Ah – p. 70: ‘Greek God Grapevine’.
Zoe has revealed
that this is how gods pass on messages to heroes.
As a take on magical
properties of grapevines in ancient sources – as on vases where everyday people
seem to have become transported into the realm of Dionysos – this is super.
There’s a nice twist
on stories being narrated within stories as in Ovid’s Metamorphosis when Zoe, star struck, asks Theseus, to narrate how
he killed the Minotaur and only snippets are given as Tim filters out his arrogant
boasting.
But the rehearsal of the story serves to help Tim decide how to get the vase back as
it reminds him of a computer game he used to enjoy playing which was set in a
maze.
The three of
them – Tim, Zoe and Theseus – go through a garden full of statues that lack the
perfect bodies that Tim has become accustomed to seeing. Their faces look
scared too, One statue is crying actual tears.
When Tim sees a
woman in tattered clothes with snakes for hair coming towards them, Zoe warms
him not to look at her, revealing that she is a gorgon.

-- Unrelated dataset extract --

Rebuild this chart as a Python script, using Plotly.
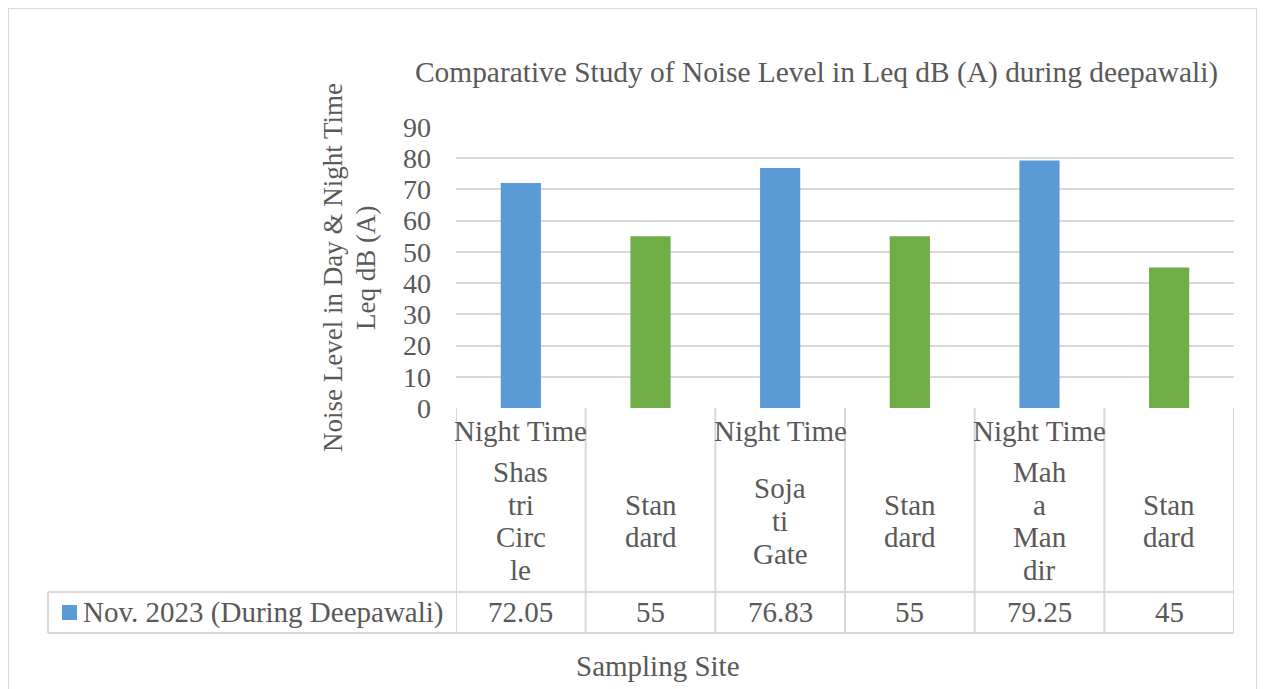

Thanks to the
illustration by Nick Roberts on page 89, the reader is shown just what the
gorgon looks like with big snaky locks of hair, slanted eyes (!) and large
pointed teeth.
Zoe reveals that
Hercules has told her about how his grandfather killed a gorgon, Medusa, but
that she had failed to listen to how.
But it turns
out that the relative, Perseus, Zoe’s great-grandfather, now lives in the gorgon’s
garden and tends it contentedly.
I’m half way through
and going to pause now.
|
Hera's Terrible Trap: half way through |
A heads up that it’s when I got as far (about a quarter
way in) as Percy Jackson and his (again, two… this is interesting!) friends encountering
Medusa that I stopped reading – due to how Medusa is treated.
Another heads-up:
last week I was loving reading Show Us
Who You Are by Elle McNicoll including for its evocations of the Medusa myth
until the end with which I had several issues which made the whole experience
unravel.
So I need to
take a pause before reading more about what will happen next in the garden.